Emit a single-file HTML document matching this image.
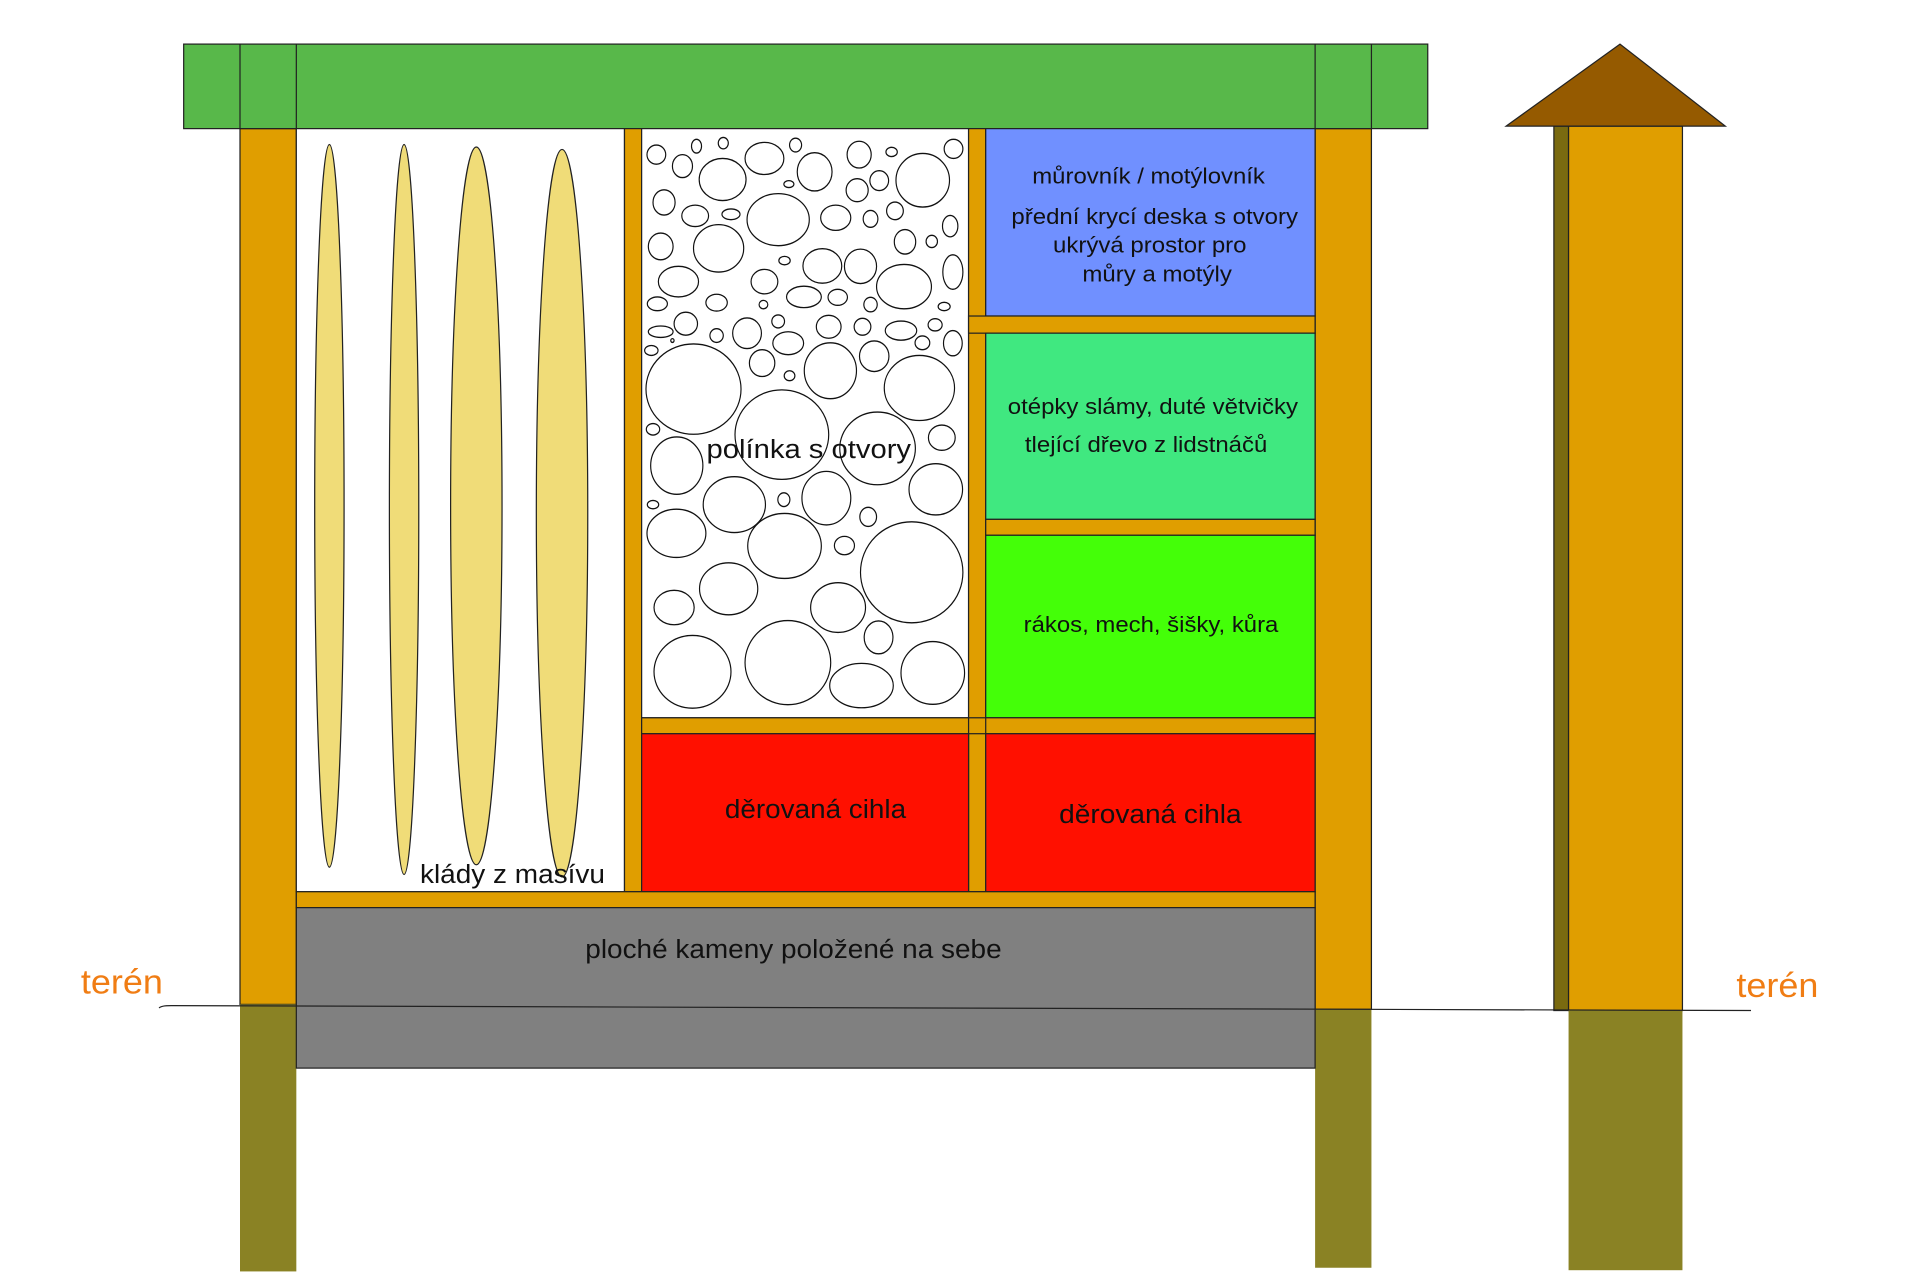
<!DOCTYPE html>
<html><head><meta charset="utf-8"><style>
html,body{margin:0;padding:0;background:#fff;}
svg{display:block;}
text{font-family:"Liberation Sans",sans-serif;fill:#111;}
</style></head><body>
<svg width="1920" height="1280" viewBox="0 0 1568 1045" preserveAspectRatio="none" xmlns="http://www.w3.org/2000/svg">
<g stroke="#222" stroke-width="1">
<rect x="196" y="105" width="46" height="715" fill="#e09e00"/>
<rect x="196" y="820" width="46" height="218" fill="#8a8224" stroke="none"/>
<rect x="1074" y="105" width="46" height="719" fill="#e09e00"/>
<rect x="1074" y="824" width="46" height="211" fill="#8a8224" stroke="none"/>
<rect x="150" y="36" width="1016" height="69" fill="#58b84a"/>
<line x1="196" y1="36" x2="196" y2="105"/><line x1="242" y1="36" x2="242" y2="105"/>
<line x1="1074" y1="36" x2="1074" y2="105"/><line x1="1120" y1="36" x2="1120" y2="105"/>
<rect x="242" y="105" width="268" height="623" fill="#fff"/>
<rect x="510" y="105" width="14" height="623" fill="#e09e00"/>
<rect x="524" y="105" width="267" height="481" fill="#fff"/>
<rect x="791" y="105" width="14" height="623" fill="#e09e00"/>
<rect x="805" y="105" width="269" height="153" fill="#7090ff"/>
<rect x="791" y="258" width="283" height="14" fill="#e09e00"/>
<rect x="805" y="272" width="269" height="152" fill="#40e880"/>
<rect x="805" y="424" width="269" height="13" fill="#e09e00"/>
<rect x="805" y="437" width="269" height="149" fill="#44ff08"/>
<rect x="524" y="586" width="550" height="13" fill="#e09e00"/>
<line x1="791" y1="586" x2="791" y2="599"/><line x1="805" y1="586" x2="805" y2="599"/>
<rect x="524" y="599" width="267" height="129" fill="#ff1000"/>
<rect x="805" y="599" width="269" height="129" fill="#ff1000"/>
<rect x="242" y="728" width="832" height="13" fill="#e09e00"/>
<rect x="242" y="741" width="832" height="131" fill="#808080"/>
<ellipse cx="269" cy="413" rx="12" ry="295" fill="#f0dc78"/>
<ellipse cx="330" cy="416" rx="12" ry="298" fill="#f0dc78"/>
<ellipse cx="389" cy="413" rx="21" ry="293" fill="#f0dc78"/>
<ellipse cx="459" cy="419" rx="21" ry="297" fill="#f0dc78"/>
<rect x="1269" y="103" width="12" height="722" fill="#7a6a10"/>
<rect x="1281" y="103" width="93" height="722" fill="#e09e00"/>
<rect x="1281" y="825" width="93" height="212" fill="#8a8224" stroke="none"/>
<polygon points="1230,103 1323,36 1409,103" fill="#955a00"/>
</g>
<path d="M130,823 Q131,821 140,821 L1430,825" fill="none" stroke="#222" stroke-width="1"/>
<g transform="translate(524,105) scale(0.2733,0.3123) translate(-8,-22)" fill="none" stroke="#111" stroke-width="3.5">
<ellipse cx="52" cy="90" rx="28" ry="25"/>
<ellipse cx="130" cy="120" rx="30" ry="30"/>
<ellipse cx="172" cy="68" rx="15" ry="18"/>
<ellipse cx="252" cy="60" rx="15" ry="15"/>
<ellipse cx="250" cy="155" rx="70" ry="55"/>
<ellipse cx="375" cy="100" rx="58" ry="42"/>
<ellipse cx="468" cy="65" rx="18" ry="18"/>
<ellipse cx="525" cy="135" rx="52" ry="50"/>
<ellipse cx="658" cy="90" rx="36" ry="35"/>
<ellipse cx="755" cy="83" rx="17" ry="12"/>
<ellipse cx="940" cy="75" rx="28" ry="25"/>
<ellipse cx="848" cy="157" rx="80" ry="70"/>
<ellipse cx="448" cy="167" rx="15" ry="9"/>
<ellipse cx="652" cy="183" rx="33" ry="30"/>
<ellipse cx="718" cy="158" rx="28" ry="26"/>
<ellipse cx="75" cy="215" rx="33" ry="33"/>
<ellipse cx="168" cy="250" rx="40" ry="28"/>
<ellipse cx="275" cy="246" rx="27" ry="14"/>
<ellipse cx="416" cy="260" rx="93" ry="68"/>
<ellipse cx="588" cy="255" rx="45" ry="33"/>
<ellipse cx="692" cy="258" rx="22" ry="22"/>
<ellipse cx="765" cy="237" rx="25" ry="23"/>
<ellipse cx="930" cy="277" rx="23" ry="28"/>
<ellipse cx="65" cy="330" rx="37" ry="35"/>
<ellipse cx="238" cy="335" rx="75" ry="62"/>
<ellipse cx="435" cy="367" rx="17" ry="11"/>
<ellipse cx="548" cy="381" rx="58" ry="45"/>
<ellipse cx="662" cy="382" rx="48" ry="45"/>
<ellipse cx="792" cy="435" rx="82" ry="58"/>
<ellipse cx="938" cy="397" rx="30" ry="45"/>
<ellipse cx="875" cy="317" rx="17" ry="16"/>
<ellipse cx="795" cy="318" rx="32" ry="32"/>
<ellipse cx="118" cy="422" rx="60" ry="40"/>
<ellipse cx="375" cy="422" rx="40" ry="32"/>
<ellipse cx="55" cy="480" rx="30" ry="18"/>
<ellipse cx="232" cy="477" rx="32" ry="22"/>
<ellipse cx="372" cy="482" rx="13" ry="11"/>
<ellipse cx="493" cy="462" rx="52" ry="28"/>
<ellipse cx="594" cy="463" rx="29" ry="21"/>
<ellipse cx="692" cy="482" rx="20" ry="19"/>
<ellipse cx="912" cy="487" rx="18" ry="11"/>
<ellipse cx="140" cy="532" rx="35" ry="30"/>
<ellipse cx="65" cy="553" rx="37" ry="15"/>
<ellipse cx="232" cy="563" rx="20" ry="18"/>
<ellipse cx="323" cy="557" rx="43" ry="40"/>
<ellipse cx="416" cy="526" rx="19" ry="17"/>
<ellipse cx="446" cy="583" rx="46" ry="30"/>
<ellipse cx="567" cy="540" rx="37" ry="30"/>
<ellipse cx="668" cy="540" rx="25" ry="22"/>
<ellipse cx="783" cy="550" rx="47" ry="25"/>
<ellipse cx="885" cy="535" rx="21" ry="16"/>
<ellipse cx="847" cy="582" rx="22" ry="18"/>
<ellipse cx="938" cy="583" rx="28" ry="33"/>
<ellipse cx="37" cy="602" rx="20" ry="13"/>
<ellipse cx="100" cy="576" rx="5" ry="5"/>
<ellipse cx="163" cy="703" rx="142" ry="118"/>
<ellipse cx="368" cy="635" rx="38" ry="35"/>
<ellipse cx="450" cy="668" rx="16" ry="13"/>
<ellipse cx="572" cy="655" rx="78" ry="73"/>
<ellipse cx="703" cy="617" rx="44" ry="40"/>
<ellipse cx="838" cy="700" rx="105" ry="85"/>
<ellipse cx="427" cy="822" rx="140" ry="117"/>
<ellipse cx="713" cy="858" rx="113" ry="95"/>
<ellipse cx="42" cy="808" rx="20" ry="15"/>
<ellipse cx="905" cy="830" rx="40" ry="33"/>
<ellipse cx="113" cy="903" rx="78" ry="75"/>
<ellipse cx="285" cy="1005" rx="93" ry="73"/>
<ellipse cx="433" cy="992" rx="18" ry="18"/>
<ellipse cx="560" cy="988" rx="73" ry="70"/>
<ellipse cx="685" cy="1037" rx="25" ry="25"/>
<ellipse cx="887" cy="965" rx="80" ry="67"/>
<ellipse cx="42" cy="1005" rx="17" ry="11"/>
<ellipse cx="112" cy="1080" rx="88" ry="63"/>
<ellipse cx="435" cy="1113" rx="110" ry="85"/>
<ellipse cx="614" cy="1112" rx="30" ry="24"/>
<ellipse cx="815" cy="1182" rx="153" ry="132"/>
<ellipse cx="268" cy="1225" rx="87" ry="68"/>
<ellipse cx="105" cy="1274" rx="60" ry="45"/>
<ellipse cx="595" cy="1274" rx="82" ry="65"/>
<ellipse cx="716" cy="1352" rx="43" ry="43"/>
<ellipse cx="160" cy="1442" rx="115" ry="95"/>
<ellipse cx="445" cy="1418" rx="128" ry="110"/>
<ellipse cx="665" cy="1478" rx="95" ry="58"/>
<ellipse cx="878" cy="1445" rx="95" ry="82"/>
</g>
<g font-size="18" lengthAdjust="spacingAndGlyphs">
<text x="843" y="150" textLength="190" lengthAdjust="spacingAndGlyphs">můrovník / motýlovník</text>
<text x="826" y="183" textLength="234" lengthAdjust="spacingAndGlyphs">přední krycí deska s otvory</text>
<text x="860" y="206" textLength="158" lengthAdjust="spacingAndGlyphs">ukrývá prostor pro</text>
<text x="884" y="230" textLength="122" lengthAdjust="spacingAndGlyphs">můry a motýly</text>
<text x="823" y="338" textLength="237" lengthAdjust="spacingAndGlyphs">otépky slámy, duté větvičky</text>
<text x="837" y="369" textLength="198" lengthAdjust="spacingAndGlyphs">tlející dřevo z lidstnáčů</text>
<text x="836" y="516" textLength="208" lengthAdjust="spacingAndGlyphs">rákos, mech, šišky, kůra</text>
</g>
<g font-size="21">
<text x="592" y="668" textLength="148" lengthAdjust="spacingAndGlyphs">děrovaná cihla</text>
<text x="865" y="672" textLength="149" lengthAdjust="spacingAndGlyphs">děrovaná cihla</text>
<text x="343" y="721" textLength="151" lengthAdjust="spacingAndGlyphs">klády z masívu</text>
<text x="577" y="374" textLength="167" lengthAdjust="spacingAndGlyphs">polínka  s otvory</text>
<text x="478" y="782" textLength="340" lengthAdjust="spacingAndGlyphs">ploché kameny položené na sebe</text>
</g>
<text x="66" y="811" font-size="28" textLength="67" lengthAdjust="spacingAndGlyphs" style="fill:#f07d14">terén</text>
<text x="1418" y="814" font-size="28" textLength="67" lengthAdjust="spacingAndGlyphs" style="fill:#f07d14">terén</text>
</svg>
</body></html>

• • • • •

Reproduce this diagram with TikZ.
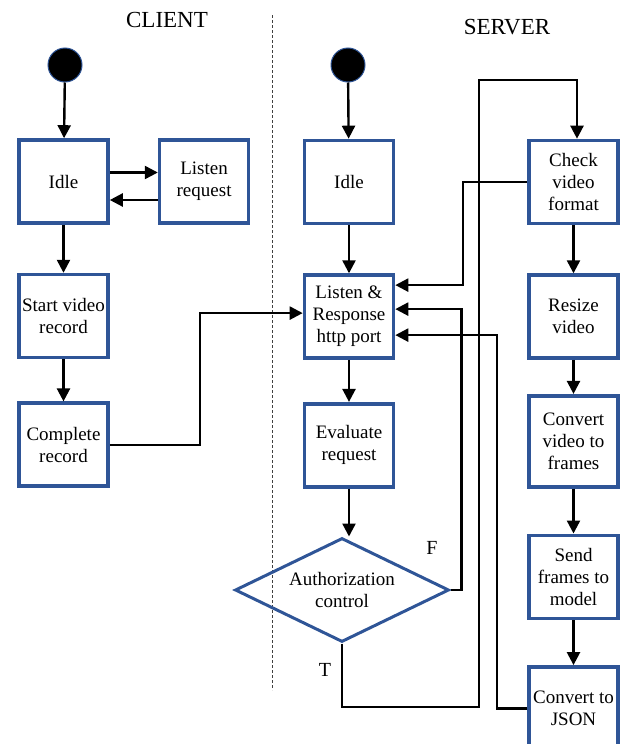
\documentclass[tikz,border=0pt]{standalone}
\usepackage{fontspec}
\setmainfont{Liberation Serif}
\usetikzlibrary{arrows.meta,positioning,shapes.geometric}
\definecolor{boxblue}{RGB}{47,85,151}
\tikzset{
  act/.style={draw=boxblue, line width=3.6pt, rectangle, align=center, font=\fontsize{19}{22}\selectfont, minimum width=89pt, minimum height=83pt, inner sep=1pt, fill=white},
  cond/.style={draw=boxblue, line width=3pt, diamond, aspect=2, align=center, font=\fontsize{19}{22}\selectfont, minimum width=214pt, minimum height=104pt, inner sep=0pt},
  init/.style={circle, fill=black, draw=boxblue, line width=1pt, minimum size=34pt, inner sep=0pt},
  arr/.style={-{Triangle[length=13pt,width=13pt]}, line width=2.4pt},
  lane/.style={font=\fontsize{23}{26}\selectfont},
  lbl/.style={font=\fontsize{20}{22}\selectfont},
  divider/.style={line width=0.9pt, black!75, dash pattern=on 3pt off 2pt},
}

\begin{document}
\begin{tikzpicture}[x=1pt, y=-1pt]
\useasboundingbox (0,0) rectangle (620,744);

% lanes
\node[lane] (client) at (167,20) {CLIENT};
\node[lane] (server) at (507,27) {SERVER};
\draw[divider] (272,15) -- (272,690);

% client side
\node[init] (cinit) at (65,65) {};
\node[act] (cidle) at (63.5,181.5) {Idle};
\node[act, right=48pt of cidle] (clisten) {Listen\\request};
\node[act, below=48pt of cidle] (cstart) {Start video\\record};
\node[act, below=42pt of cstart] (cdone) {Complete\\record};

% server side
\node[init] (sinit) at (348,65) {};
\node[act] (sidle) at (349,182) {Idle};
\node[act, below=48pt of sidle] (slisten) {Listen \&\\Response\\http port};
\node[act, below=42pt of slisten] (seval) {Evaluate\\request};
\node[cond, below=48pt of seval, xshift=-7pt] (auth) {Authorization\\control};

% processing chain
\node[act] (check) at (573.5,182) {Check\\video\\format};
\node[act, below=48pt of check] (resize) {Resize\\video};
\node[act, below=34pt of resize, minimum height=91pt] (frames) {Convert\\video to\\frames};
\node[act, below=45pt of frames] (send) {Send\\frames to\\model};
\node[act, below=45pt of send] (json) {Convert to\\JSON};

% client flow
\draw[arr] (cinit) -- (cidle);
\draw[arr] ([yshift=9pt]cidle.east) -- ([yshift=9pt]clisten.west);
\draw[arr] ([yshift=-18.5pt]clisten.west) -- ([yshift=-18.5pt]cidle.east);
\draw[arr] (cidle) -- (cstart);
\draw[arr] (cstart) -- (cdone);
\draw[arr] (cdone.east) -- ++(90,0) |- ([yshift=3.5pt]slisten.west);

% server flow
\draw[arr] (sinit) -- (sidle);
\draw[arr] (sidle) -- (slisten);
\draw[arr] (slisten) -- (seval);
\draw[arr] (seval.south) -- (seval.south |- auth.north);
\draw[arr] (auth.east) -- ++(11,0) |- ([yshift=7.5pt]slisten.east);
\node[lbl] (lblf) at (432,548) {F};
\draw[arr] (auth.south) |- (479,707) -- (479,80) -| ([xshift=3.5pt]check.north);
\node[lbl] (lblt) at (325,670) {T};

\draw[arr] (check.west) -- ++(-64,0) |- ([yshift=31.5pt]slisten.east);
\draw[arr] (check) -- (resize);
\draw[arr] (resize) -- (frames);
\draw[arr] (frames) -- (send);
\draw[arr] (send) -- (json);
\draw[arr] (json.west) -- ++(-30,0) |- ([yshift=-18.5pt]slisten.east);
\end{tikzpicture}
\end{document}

• • • • •

# EXERCISE
Copy every line of the listing where the word "this" appears.

# EXERCISE SOLUTION
Emit a single-file HTML document matching this image.
Reproduce this diagram with TikZ.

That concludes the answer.